The heightened attention on local school board contests means more spending by candidates and more money from outside special interests.
By the numbers: In 20 competitive districts across the state, candidates and committees are expected to spend at least $3.4 million, based on the latest reports.
- For candidates, the $1.9 million in contributions is 55% more than in 2017, according to a Colorado Sun analysis. Another $1.5 million in spending came from independent political groups.
- In Denver's four races, spending topped $1 million alone, according to Chalkbeat, our education reporting partner, but so far it remains below the $2.8 million high-water mark from the 2019 election.
State of play: The spending breaks down into two main camps: Teachers unions and their allies against reform-minded advocates and conservative groups.
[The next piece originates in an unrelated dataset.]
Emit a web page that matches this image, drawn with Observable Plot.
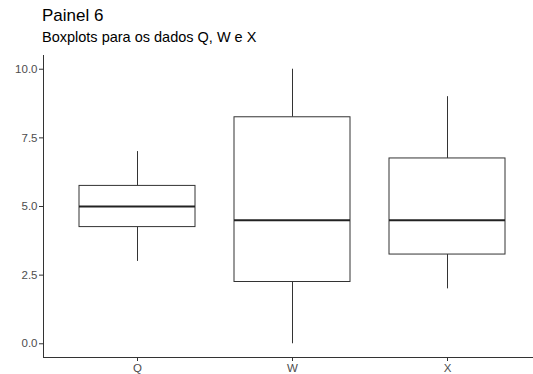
<!DOCTYPE html>
<html>
<head>
<meta charset="utf-8">
<script src="https://cdn.jsdelivr.net/npm/d3@7"></script>
<script src="https://cdn.jsdelivr.net/npm/@observablehq/plot@0.6"></script>
<style>
  body { margin: 0; background: #fff; font-family: "Liberation Sans", Arial, sans-serif; }
  #wrap { position: relative; width: 533px; height: 374px; overflow: hidden; }
  #title { position: absolute; left: 42px; top: 6px; font-size: 17px; line-height: 20px; color: #000; white-space: nowrap; }
  #subtitle { position: absolute; left: 42px; top: 29px; font-size: 14.5px; line-height: 17px; color: #000; white-space: nowrap; }
  #chart { position: absolute; left: 0; top: 50px; }
  #chart svg text { fill: #4d4d4d; }
</style>
</head>
<body>
<div id="wrap">
  <div id="title">Painel 6</div>
  <div id="subtitle">Boxplots para os dados Q, W e X</div>
  <div id="chart"></div>
</div>
<script>
const categories = ["Q", "W", "X"];
const mins    = [3, 0, 2];
const q1s     = [4.25, 2.25, 3.25];
const medians = [5, 4.5, 4.5];
const q3s     = [5.75, 8.25, 6.75];
const maxs    = [7, 10, 9];
const yTicks = [0, 2.5, 5, 7.5, 10];
const yTickLabels = ["0.0", "2.5", "5.0", "7.5", "10.0"];

const data = categories.map((c, i) => ({
  cat: c, min: mins[i], q1: q1s[i], median: medians[i], q3: q3s[i], max: maxs[i]
}));

const chart = Plot.plot({
  width: 533,
  height: 324,
  marginLeft: 43,
  marginRight: 0,
  marginTop: 5,
  marginBottom: 17,
  style: { fontFamily: "Liberation Sans, Arial, sans-serif", fontSize: "11.5px", color: "#333", background: "transparent" },
  x: {
    type: "band",
    domain: categories,
    range: [43, 542],
    paddingInner: 0.25,
    paddingOuter: 0.225,
    align: 0.5,
    label: null,
    tickSize: 4,
    tickPadding: 2,
    line: true
  },
  y: {
    domain: [-0.5, 10.5],
    range: [307, 5],
    ticks: yTicks,
    tickFormat: (d) => yTickLabels[yTicks.indexOf(d)],
    tickSize: 4,
    tickPadding: 2,
    label: null,
    line: true
  },
  marks: [
    Plot.ruleX(data, { x: "cat", y1: "min", y2: "q1", stroke: "#333", strokeWidth: 1 }),
    Plot.ruleX(data, { x: "cat", y1: "q3", y2: "max", stroke: "#333", strokeWidth: 1 }),
    Plot.barY(data, { x: "cat", y1: "q1", y2: "q3", fill: "white", stroke: "#333", strokeWidth: 1 }),
    Plot.tickY(data, { x: "cat", y: "median", stroke: "#222", strokeWidth: 2.2 })
  ]
});
document.getElementById("chart").appendChild(chart);
</script>
</body>
</html>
- In Denver and Aurora, education reform organizations are outspending the teachers union, but in Jefferson County it's the opposite, Chalkbeat reports.
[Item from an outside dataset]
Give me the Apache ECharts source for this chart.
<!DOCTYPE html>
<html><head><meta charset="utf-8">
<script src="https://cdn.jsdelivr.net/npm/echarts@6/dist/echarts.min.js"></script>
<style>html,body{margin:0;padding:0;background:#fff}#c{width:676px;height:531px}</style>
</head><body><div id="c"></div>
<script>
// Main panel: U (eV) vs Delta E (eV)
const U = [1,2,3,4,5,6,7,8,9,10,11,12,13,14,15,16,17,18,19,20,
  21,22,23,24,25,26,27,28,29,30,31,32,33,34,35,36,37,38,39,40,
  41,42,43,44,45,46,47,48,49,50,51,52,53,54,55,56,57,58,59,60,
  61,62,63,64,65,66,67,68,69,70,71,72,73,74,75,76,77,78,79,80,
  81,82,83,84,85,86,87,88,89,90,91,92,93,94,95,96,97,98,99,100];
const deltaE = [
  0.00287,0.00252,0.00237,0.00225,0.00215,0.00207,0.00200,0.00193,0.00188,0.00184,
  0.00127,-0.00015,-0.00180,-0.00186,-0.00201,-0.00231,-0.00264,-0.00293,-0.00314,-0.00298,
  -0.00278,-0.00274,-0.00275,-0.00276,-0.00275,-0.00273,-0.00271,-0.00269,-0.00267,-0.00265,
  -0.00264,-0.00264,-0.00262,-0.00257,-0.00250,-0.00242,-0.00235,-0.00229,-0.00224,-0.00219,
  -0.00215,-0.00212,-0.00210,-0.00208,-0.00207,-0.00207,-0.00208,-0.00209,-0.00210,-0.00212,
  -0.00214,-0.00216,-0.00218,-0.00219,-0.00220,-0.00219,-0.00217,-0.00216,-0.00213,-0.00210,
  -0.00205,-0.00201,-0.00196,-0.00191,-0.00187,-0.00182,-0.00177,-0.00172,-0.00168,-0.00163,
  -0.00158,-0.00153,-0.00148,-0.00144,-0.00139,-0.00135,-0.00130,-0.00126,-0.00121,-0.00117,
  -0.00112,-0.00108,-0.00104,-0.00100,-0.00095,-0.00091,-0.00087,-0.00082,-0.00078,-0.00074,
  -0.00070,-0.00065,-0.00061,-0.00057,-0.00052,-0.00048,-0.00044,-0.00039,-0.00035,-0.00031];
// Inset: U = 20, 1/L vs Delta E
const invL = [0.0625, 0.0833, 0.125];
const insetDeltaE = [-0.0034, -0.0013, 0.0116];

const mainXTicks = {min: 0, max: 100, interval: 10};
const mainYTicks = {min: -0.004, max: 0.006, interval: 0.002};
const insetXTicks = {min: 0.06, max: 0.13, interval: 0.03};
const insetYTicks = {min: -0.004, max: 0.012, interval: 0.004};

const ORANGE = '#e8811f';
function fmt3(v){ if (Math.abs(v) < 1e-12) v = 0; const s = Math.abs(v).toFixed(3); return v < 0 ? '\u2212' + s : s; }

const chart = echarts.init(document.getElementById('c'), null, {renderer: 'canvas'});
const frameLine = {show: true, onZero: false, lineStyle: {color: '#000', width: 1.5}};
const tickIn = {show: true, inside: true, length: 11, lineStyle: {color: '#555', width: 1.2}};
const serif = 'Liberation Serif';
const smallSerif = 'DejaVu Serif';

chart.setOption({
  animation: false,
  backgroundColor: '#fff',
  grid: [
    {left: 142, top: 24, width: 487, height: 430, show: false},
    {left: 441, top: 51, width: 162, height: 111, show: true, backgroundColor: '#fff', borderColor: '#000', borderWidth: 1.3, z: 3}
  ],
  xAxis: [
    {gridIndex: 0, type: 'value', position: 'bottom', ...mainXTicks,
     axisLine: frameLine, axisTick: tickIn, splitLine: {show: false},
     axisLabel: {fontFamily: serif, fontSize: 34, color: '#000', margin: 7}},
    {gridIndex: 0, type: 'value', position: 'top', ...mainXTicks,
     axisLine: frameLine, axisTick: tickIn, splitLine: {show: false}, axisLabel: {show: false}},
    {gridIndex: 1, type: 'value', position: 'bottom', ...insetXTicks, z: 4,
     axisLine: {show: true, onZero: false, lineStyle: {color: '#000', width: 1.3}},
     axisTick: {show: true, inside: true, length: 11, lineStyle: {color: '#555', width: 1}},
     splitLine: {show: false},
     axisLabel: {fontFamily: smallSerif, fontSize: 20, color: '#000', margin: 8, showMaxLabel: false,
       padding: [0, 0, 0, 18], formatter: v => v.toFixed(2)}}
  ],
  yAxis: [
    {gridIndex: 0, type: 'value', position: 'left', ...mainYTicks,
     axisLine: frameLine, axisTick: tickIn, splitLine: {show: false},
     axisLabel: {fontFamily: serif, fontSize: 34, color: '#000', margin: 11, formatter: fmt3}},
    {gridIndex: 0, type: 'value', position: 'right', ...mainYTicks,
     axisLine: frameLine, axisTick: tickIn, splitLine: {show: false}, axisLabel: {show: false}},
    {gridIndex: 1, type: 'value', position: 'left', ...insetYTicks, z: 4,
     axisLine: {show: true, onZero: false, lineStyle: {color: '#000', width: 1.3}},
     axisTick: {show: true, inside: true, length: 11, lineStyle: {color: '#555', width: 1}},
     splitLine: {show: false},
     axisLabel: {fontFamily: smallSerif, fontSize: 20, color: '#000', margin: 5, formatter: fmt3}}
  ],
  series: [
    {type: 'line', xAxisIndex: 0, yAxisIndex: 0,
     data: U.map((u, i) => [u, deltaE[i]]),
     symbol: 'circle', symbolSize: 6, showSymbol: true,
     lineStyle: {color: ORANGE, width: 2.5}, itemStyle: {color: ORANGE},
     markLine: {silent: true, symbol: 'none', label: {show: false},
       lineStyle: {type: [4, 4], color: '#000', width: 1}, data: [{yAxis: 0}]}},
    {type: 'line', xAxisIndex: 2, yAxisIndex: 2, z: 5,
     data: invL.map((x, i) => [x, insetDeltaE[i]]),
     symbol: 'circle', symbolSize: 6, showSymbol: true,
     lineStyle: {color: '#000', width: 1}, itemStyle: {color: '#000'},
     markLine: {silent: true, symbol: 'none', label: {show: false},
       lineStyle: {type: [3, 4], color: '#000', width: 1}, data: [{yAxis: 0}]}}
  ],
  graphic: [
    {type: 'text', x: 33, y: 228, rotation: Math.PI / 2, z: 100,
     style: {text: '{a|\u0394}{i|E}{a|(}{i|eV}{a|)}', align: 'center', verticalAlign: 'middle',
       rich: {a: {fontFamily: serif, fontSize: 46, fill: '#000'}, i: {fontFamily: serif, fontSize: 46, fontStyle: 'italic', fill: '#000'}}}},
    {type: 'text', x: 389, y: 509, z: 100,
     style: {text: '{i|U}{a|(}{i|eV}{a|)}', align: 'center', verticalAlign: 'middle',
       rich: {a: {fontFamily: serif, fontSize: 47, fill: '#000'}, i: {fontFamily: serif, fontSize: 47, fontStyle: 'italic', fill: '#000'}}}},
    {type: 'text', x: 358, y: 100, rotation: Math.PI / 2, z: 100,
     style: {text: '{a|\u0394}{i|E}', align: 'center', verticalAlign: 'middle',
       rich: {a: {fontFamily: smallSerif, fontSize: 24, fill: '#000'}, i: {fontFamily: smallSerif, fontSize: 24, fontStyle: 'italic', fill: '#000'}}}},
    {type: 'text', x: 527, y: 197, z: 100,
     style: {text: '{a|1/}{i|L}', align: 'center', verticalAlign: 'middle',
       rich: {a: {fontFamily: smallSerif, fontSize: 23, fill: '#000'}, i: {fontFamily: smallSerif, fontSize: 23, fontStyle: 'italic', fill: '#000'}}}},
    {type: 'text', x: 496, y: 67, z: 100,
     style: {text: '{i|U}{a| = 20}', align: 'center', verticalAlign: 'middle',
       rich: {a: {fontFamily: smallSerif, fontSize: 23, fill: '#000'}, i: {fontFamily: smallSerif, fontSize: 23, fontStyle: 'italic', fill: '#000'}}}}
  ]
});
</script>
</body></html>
The big spenders: The top individual spender in 10 competitive districts is Students Deserve Better, a teachers union committee, at $354,000, the Colorado Sun found.
Yes, but: A handful of education reform and pro-charter school groups — including Parents for Great Schools, the league of charter schools and Raising Colorado — are combining to spend more than $1 million.
Of note: A bill to limit individual contributions to school board candidates at $2,500 failed in the state Legislature, but it's expected to reemerge in the 2022 session.